A battle is brewing on how best to tackle the last mile conundrum as it relates to package delivery - that is, finding the best or most efficient way to transport a package from a nearby hub to a consumer's front door.

Major players like Amazon, Google and UPS seem dead-set on tackling the matter via aerial drones although those have already proven unreliable if weather conditions aren't ideal (not to mention all of the legal red tape that still exists). Perhaps the best solution may be a ground-based approach like that of Starship Technologies.

As we profiled late last year, Starship has developed a fleet of six-wheeled autonomous robots designed specifically to handle last-mile package delivery. These robots would be based at a nearby hub and deliver packages within a small radius.

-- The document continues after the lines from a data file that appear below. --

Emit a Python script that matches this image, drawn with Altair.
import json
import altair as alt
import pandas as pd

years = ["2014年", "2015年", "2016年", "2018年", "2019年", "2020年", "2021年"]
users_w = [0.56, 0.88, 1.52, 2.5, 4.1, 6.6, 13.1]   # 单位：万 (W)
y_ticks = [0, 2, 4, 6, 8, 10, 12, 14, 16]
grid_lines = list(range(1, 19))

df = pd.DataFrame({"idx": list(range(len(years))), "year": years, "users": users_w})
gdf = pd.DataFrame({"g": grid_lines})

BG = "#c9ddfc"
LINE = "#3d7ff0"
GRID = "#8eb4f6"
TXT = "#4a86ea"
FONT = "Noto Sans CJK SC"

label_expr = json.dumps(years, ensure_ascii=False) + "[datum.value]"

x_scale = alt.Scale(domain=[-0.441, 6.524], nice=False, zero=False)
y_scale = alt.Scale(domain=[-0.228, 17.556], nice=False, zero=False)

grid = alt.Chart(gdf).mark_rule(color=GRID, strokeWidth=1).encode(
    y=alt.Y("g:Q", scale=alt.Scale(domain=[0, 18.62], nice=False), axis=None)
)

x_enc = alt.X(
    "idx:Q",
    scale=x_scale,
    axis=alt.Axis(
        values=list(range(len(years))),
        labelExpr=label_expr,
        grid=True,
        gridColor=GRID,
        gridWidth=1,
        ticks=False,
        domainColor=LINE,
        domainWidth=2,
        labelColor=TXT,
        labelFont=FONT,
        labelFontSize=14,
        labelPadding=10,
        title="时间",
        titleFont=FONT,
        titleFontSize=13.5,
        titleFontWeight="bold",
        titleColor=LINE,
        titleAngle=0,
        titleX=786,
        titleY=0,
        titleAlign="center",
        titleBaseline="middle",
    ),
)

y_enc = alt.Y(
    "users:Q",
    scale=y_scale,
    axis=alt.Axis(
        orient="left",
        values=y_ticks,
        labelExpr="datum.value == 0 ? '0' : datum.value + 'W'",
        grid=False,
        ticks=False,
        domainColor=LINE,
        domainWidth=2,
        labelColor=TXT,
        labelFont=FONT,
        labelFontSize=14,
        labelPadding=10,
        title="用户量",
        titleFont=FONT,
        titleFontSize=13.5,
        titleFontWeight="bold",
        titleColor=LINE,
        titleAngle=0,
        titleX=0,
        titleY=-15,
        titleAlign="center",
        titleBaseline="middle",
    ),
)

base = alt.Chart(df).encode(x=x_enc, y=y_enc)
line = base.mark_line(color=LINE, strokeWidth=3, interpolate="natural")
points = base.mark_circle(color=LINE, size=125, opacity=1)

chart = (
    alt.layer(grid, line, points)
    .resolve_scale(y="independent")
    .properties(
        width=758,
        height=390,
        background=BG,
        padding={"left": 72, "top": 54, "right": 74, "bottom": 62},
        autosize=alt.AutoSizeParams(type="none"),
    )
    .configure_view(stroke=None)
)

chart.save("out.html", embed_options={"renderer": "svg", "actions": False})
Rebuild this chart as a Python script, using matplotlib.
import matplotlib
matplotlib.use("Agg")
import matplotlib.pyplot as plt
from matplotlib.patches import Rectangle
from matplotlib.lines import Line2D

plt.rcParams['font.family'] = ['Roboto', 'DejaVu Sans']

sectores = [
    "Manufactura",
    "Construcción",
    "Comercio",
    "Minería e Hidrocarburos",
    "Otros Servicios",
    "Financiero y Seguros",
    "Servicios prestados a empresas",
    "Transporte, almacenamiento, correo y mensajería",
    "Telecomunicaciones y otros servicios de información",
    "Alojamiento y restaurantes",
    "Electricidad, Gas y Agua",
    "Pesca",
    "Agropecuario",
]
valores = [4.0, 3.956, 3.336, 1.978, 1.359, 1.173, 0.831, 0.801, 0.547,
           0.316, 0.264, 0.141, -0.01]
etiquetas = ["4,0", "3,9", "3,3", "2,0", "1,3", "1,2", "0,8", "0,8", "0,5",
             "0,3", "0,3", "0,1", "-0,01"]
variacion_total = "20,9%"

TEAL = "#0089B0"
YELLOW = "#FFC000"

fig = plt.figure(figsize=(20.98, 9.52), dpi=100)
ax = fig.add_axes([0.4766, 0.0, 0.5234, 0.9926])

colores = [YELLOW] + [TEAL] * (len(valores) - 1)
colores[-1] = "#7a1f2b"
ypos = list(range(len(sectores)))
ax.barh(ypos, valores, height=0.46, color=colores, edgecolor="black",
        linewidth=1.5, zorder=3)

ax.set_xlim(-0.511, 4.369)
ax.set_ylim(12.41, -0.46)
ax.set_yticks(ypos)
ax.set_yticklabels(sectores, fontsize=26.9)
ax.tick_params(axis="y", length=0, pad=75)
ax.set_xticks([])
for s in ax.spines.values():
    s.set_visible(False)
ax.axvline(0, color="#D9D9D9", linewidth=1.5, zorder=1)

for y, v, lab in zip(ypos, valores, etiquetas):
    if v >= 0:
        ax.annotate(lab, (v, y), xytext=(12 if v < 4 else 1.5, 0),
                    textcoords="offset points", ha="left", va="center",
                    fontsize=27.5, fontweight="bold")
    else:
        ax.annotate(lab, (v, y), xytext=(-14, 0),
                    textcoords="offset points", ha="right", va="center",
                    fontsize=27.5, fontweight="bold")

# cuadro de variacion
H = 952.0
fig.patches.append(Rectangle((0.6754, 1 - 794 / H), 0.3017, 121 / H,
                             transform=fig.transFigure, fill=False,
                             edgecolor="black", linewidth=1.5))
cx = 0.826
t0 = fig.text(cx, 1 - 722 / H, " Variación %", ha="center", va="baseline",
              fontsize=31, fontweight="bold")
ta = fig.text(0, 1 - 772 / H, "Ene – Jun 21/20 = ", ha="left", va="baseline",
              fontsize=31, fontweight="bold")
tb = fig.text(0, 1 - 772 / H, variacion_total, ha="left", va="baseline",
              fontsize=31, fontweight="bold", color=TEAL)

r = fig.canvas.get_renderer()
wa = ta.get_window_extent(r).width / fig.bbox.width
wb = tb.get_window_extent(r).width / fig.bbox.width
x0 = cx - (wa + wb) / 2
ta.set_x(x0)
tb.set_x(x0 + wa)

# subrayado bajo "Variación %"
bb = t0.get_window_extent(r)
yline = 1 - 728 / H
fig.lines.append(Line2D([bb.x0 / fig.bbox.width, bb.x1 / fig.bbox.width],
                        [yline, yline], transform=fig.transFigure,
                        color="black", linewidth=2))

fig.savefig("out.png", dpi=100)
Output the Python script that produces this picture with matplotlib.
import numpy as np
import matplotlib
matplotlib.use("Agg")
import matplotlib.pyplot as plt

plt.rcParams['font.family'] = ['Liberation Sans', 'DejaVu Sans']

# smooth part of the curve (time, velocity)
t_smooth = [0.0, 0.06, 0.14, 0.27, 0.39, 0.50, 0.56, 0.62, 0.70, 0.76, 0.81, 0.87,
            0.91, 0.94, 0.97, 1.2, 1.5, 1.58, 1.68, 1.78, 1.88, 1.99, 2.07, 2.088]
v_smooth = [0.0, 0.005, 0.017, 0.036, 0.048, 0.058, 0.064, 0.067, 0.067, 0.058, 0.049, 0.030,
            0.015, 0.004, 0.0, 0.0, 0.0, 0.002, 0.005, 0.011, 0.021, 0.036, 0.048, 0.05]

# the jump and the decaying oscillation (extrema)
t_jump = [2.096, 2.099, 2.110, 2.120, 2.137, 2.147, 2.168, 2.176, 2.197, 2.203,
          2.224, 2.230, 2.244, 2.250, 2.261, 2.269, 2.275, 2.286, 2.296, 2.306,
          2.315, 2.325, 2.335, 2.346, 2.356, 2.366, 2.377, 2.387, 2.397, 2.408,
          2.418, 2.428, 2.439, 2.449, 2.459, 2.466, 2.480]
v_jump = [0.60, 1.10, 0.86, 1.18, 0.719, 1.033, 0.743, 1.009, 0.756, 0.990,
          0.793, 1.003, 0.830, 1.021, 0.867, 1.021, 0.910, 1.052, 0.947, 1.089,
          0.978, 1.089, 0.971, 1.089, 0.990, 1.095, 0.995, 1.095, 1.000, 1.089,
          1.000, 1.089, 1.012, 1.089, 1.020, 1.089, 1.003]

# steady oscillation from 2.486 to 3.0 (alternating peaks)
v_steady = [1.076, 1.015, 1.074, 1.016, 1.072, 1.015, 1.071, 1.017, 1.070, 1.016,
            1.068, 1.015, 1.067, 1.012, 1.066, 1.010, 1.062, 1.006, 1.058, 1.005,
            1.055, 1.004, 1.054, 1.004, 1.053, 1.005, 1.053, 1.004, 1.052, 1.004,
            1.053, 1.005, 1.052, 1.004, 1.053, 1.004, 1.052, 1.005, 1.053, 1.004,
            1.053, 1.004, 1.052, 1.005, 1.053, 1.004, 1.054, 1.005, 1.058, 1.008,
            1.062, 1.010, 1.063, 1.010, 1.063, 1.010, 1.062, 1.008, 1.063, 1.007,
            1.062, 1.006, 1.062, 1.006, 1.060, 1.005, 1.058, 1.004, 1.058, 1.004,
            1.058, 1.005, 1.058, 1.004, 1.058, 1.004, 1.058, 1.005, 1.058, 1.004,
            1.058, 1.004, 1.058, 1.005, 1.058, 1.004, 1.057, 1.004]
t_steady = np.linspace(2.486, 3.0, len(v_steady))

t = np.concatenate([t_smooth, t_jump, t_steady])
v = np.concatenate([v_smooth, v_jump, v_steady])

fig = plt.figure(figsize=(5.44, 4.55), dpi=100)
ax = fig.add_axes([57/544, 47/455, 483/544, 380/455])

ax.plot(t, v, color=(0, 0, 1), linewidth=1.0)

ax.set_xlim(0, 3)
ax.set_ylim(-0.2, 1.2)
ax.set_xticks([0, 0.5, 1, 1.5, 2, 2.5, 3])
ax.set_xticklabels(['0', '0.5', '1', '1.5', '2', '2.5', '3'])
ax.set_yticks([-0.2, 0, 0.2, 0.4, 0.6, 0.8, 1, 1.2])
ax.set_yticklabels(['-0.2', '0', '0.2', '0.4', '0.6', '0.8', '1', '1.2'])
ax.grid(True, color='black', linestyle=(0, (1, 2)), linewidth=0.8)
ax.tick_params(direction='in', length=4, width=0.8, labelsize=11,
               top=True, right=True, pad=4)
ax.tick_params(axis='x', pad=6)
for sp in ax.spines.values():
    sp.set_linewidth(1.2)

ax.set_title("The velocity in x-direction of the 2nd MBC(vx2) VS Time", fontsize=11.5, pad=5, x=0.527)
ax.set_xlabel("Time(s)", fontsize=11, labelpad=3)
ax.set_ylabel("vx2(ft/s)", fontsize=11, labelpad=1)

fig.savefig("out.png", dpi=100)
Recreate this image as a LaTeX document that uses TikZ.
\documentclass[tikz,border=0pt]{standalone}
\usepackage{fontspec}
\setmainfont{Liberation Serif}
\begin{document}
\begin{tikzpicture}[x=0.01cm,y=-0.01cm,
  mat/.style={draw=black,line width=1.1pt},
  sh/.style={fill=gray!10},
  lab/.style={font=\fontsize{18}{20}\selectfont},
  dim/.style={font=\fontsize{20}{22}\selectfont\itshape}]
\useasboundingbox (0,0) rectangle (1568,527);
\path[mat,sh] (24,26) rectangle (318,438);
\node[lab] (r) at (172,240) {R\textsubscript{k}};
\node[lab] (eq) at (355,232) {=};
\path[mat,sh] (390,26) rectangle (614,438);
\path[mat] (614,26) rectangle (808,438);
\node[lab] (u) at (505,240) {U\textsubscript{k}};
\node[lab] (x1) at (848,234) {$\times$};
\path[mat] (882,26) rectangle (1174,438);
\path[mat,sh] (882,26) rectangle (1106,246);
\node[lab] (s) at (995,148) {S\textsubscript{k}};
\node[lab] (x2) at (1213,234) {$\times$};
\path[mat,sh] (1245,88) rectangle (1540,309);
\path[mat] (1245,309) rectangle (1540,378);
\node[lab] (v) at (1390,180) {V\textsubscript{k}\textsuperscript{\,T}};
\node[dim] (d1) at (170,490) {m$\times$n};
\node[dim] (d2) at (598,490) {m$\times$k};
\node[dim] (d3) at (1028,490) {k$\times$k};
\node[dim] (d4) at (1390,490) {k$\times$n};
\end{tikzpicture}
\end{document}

But what if there's no hub in the immediate vicinity? That's where Starship's partnership with Mercedes-Benz comes into play.

The two have developed a prototype "Robovan," a mothership of sorts for Starship's delivery bots. The mothership is simply a Mercedes-Benz Sprinter van that's been outfitted with ramps that allow the bots to easily enter and exit. In the rear are several cargo bins filled with packages to deliver; the van's driver is responsible for loading each robot with its cargo before it goes out into the world to complete delivery.

If you've seen an accessible minivan that has been modified for wheelchair users, you'll be somewhat familiar with how the ramp system works. Each van can accommodate up to eight Starship robots. According to Starship, this system can allow for up to 400 packages to be delivered in a nine-hour shift.

Starship has already conducted limited trials in London with plans to expand across Europe in the near future.